• TASK REQUIREMENTS
Only the lines from the top of the listing below to the line that has "var y = d3.scaleLinear().domain([0, 8]).range([380, 16]);" should be echoed, with both ends kept and pictures left out.

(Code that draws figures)
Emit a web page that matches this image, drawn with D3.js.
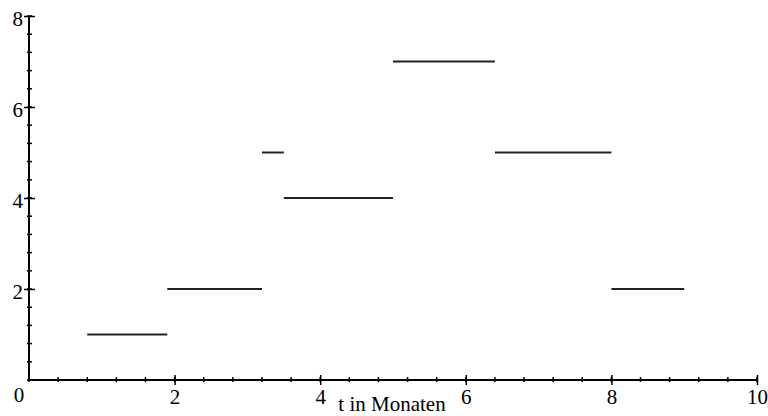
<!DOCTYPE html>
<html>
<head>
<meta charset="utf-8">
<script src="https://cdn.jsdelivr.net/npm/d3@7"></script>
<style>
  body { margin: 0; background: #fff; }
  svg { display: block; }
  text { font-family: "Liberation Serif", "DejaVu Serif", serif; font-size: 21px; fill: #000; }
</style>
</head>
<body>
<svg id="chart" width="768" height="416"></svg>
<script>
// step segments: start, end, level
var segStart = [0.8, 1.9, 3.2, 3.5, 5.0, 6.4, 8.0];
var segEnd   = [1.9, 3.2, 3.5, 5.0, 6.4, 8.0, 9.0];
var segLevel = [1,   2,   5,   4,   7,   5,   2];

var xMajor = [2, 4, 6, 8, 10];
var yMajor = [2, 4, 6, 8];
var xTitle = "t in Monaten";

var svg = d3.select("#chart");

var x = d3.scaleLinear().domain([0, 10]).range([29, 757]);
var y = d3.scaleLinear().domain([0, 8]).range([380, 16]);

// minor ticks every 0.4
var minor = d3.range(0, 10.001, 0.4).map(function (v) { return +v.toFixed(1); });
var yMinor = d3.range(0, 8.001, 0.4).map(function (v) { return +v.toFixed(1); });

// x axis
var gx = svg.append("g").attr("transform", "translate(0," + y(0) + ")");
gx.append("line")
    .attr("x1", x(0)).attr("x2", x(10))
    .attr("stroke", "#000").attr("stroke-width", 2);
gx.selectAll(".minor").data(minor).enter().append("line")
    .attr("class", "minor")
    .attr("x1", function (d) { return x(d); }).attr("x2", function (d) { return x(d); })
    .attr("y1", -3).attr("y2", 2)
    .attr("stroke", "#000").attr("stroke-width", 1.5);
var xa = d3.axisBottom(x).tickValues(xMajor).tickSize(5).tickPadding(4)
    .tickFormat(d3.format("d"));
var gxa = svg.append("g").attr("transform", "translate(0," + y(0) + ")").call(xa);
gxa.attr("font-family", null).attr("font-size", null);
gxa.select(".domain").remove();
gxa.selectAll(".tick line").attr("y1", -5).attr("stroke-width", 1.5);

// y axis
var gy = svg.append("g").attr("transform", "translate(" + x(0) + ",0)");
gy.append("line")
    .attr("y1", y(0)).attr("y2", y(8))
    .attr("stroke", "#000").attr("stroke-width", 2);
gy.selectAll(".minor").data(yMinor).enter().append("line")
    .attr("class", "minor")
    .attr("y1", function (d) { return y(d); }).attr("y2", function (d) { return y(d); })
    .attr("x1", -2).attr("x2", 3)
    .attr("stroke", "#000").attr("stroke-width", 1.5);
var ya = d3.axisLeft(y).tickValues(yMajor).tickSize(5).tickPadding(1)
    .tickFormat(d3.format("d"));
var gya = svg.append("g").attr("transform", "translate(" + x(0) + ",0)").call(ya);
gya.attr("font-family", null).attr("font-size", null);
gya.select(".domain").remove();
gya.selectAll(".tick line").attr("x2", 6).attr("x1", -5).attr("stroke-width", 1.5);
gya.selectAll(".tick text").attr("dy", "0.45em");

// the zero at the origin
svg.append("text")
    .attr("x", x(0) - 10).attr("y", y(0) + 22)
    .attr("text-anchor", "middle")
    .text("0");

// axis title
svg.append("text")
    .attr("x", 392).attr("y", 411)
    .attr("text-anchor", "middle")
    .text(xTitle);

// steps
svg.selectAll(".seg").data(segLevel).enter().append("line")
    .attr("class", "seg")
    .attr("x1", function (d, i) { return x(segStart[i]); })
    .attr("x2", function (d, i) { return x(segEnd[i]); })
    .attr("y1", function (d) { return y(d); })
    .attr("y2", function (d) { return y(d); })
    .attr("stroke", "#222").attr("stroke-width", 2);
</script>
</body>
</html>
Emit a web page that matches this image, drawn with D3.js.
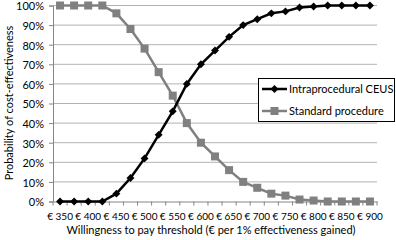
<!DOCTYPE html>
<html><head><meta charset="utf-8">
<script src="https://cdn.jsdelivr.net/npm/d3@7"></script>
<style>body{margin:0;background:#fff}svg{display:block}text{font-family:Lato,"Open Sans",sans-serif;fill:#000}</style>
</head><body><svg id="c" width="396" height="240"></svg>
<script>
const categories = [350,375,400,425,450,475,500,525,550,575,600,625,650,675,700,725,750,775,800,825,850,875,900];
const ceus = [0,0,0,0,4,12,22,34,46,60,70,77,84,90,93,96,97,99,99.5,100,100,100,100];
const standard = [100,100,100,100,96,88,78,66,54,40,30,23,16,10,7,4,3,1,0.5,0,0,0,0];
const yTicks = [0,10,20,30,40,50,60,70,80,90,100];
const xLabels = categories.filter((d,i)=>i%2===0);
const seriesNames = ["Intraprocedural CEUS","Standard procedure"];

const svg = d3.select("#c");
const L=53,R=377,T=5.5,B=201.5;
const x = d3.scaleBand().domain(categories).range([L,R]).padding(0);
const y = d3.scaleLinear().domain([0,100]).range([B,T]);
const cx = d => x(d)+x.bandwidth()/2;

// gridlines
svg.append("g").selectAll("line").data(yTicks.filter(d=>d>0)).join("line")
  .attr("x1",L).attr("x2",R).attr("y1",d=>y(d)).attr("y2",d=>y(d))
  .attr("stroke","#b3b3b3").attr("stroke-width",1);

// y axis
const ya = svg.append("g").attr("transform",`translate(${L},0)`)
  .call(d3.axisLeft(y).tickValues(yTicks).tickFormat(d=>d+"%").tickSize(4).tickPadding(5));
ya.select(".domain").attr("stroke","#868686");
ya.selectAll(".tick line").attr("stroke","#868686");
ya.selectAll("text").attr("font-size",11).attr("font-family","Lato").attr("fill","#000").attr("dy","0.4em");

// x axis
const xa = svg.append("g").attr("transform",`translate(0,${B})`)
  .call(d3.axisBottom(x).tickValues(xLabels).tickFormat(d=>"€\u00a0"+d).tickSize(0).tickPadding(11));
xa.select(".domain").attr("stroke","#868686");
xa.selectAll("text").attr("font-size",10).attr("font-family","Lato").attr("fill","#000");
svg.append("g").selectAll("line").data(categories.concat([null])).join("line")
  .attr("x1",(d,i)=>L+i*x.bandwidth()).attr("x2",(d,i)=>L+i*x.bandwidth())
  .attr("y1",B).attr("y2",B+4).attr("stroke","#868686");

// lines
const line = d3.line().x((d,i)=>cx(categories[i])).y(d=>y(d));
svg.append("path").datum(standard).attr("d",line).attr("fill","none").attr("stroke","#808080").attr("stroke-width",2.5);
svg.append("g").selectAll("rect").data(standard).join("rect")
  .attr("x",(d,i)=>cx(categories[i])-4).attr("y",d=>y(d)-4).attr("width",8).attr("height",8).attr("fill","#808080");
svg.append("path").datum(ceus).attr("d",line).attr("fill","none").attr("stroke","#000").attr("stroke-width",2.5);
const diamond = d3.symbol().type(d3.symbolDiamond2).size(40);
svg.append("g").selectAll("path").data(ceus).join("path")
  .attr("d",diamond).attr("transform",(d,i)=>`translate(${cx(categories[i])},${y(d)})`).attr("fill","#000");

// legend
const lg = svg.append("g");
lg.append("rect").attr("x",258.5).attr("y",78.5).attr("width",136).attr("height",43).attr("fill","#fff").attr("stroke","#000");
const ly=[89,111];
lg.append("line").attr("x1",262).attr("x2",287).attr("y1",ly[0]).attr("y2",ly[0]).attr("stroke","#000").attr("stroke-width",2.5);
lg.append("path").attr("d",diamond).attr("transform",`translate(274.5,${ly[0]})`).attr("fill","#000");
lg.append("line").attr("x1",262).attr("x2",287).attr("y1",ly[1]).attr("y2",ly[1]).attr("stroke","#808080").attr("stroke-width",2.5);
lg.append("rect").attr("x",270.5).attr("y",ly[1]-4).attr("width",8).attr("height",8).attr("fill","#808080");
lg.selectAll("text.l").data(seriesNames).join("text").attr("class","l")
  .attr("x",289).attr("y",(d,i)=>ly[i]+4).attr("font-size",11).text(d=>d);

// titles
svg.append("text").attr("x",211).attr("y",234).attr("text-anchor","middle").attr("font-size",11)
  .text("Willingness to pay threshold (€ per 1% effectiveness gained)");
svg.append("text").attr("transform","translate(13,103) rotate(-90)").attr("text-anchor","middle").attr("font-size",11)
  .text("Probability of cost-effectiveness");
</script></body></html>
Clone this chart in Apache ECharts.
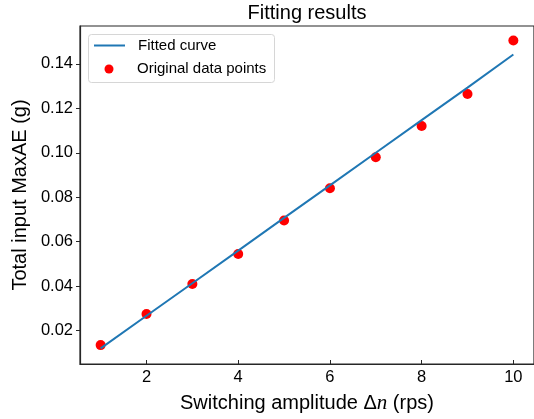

• TASK OUTPUT
Emit a web page that matches this image, drawn with D3.js.
<!DOCTYPE html>
<html>
<head>
<meta charset="utf-8">
<script src="https://cdn.jsdelivr.net/npm/d3@7"></script>
<style>
  body { margin: 0; background: #fff; }
  svg { display: block; }
  text { font-family: "Liberation Serif", "DejaVu Serif", serif; font-size: 21px; fill: #000; }
</style>
</head>
<body>
<svg id="chart" width="768" height="416"></svg>
<script>
// step segments: start, end, level
var segStart = [0.8, 1.9, 3.2, 3.5, 5.0, 6.4, 8.0];
var segEnd   = [1.9, 3.2, 3.5, 5.0, 6.4, 8.0, 9.0];
var segLevel = [1,   2,   5,   4,   7,   5,   2];

var xMajor = [2, 4, 6, 8, 10];
var yMajor = [2, 4, 6, 8];
var xTitle = "t in Monaten";

var svg = d3.select("#chart");

var x = d3.scaleLinear().domain([0, 10]).range([29, 757]);
var y = d3.scaleLinear().domain([0, 8]).range([380, 16]);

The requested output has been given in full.